Reverting for comparison to the methods by which plutocratic cities are ruled and ruined, we see that socialism is particularly adept at building ugly, impersonal edifices; it constructs splendid worker-dwarfing worker-centers; it discriminates in housing between the official and working classes; and it shuts out speculators, capitalists, protesters, and critics who draw systemic inferences from everyday annoyances. It restrains the ordinary citizen's "do-it-yourself" possibilities. Communism engages the intelligentsia (who must be urban) on its behalf, and starves it and exiles it when in opposition. Under the circumstances. East Berlin is a dead city while West Berlin lives; Basle is more exciting than Moscow; Peking is a dull grey slug, while New York is a caged animal that gnaws furiously at its bars.

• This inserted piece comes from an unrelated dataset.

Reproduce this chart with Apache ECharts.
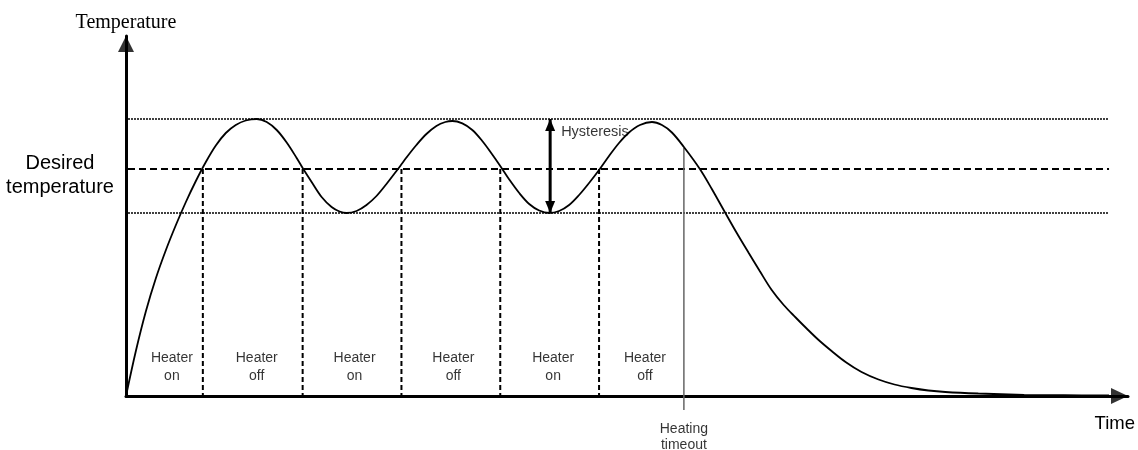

Consolidation and Integration

Probably all cities of today suffer from internal segregation. In South Africa and the United States segregation approaches apartheid. Nowhere does individual segregation follow bureaucratic prescription so much as in the taxocracies, notably the Soviet Union. A coercive regime will always prefer a policy of segregation of social classes to protect officialdom from buffeting by the general population. In times of discontent, too, the ruling groups have to be specially protected and guarded against revolutionary influences. American segregation comes out of voluntary personal decisions, and it is reinforced by legal boundaries that are permitted and fostered by state laws in the form of suburbs whose control lies in the hands of interests hostile to the kalotic development of the total metropolis.

Segregation, whether voluntary, pressured, apartheid, or prescriptive is anti-kalotic. To desegregate requires smothering apartheid propaganda in counter-propaganda and releasing the legal bonds that enjoin social separation. In the United States and in some other countries, this means forcing legislatures to consolidate metropolises. Where the crazy fencing of peoples is done to divorce the worst troubled of society from their superiors in rank and wealth, whether by social pressure and market arrangements or by fiat and planning, two principles need to be applied.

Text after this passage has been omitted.